Pace will present Body as Thought, a solo exhibition by Lee Kun-Yong, a central figure in Korean experimental art, at its Seoul gallery from February 5 to March 28. Organized in celebration of the artist’s 50-year career, this presentation brings together key historical archives—including early performance videos, photographs, and working notes from the mid-1970s—alongside paintings. Centering on Lee’s decades long inquiries into “the body and logic,” the exhibition reexamines the significance of his work within the broader development of Korean avant-garde art.
In 1970s Korea, artistic meaning and intent were often easily reduced to political interpretation amid conditions of strict control and censorship. Within this context, Lee deliberately avoided approaches grounded in emotion, expression, or overt messaging. Instead, he established logical structures based on conditions and rules, which he then carried out through the body. “Subverting mechanisms of control was the only way for me to express, represent, and inscribe myself within those altered spaces of lives, where systems and authority had appropriated and invalidated public discursive capabilities,” he has said.
From the mid-1970s onward, he began to engage the body as a medium, referring to each action not as a “performance” but as an “Event,” and later as a “Logical Event.” Everyday actions such as walking, eating, and moving one’s hands were not spontaneous gestures, but executions designed to test how relationships between body, space, and time operate. These actions unfolded as formal experiments that made those relationships visible, and Lee continued to extend this line of inquiry across a wide range of media.

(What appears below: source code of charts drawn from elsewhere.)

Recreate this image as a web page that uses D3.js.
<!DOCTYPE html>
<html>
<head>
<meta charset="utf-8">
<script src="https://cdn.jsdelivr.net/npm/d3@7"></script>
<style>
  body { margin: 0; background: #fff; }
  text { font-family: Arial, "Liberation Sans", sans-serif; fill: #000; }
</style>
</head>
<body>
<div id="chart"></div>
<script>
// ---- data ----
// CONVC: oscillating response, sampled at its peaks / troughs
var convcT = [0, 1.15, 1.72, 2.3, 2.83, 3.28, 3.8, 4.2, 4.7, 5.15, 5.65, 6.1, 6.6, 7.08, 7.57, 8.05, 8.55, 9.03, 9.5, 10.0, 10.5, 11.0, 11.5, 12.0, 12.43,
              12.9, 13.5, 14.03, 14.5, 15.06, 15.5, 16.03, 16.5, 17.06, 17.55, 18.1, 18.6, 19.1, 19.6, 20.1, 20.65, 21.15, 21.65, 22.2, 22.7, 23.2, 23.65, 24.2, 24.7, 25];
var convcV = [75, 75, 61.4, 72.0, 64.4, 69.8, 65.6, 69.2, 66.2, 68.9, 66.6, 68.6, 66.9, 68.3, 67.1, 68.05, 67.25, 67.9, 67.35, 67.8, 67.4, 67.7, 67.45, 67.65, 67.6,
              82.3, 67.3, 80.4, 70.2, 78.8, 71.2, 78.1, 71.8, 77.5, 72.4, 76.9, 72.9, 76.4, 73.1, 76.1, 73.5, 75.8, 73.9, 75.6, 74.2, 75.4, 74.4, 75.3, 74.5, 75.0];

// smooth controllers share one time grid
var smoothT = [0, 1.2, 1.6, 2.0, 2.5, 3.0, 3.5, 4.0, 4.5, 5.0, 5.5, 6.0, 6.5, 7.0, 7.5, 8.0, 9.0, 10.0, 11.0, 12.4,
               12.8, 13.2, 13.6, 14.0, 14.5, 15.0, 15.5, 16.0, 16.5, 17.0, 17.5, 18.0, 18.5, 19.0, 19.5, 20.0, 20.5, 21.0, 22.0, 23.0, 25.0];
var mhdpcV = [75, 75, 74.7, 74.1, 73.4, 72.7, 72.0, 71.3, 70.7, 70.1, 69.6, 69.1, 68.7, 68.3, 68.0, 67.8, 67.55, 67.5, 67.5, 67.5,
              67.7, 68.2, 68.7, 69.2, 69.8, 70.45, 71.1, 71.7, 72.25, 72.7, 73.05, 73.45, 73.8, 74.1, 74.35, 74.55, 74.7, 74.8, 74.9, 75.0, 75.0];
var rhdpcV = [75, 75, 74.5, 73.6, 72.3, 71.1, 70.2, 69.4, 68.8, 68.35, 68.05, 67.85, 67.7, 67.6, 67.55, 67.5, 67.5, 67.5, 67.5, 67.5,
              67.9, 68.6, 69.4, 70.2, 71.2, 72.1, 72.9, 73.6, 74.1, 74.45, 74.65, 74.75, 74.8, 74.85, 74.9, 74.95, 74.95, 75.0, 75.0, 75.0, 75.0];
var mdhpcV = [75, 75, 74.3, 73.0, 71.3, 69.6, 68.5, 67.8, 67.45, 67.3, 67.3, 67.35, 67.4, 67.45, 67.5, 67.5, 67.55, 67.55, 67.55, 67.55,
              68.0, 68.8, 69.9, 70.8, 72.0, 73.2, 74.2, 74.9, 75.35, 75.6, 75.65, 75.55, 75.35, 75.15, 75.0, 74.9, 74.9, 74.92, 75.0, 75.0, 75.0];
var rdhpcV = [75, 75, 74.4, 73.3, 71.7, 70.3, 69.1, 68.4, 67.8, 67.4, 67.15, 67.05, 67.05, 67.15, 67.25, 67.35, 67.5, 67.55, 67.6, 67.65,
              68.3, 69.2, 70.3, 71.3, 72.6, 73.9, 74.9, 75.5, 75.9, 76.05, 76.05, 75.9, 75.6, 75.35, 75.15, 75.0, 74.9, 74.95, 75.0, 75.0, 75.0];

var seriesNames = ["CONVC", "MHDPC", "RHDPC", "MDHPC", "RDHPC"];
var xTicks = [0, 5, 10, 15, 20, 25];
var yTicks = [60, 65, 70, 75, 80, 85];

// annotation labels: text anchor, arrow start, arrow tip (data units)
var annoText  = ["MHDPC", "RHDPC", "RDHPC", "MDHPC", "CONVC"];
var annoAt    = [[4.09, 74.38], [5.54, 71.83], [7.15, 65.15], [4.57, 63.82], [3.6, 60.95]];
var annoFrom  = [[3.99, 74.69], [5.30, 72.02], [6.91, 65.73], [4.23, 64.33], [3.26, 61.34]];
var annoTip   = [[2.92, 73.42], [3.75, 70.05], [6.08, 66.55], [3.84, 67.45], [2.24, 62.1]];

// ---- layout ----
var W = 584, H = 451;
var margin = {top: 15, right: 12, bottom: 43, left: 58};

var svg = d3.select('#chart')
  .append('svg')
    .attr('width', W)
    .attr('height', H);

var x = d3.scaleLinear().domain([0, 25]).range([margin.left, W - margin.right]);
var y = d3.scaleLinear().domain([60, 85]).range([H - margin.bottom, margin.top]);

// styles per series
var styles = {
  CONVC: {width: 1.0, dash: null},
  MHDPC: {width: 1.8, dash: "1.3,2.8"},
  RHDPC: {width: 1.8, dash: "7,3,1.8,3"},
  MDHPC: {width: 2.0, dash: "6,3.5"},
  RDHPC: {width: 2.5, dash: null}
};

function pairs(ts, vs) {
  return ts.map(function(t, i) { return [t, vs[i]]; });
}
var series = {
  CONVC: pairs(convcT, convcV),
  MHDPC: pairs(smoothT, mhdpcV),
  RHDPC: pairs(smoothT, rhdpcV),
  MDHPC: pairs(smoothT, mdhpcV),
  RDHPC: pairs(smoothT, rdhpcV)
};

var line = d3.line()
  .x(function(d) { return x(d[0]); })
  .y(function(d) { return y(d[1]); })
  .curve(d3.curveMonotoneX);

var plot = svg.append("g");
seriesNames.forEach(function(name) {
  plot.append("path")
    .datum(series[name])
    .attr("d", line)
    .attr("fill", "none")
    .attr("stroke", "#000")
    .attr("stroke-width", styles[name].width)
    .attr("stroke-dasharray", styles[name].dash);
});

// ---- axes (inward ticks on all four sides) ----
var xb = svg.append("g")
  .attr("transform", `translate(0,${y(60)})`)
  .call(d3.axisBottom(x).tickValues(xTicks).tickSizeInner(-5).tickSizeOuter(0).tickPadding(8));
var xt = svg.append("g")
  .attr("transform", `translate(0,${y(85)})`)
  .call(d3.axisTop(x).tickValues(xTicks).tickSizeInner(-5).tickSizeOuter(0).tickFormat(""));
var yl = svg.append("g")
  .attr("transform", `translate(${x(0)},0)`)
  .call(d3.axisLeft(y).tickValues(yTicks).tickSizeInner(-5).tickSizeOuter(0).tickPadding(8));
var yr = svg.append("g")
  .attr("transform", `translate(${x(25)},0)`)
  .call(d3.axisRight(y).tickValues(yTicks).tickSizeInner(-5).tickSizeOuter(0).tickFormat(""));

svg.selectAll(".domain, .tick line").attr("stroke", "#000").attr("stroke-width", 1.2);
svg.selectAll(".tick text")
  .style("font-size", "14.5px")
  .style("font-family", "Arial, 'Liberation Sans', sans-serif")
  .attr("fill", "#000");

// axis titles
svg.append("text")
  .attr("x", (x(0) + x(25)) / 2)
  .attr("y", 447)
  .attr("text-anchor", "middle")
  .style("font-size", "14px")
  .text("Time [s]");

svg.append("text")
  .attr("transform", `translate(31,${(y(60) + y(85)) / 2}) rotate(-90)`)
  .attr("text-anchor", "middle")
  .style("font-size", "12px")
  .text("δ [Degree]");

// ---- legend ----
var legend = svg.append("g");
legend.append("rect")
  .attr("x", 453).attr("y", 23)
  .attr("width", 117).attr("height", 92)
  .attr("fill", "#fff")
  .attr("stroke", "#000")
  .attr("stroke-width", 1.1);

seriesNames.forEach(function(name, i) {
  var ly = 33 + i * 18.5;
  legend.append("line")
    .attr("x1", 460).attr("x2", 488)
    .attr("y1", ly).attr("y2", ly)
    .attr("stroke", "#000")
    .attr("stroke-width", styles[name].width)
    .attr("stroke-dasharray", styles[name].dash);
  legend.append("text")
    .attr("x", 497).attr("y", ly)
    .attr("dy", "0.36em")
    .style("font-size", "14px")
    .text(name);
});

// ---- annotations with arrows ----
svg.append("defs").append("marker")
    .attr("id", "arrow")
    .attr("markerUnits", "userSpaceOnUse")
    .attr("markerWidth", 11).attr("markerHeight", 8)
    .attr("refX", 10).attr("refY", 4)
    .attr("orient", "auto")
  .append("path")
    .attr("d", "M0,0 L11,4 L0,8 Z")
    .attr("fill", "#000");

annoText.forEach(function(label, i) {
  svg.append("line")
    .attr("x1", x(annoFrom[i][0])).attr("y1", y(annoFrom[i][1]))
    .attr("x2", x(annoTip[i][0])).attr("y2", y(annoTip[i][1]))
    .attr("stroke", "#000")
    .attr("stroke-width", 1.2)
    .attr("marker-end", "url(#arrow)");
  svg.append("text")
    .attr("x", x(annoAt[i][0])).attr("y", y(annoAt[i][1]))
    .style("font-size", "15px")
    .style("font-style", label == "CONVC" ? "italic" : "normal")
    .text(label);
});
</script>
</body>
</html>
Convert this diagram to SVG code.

Pace’s exhibition in Seoul focuses on photographs, artist notes, and video works. For Lee, documentation of his performances is a vital phase of the work in which the established logic can be reread and reconfigured. Rather than remaining fixed events of the past, his performances pose new questions for the contemporary moment, inviting varied interpretations and readings through their structures and records.
The gallery’s show features videos of the premieres of Same Area (1975) and Indoor Measurement (1975), Lee’s first two major performance works, both of which debuted at Baekrok Gallery in Seoul on April 19, 1975. These seminal through repetitive actions such as folding and unfolding paper or cutting and connecting tape, logically articulating the relationships between space, the body, and objects. The exhibition also includes photographs documenting performances such as The Biscuit Eating (1977), Fence in the Gallery (1977), and Logic of the Hand 3 (1975), images that are being presented publicly for the first time at Pace. Together, these works shed new light on the logical experiments Lee initiated in the 1970s and continues exploring in his practice today. During the run of the exhibition, Lee will also present two live performances at the gallery—further details about these events will be announced in due course.
Lee Kun-Yong is a Korean artist who rose to prominence in the 1970s as a pioneer of performance and avantgarde art in South Korea. Lee is most known for his ‘Bodyscape’ paintings, which involve the artist painting traces of his bodily movements across the canvas.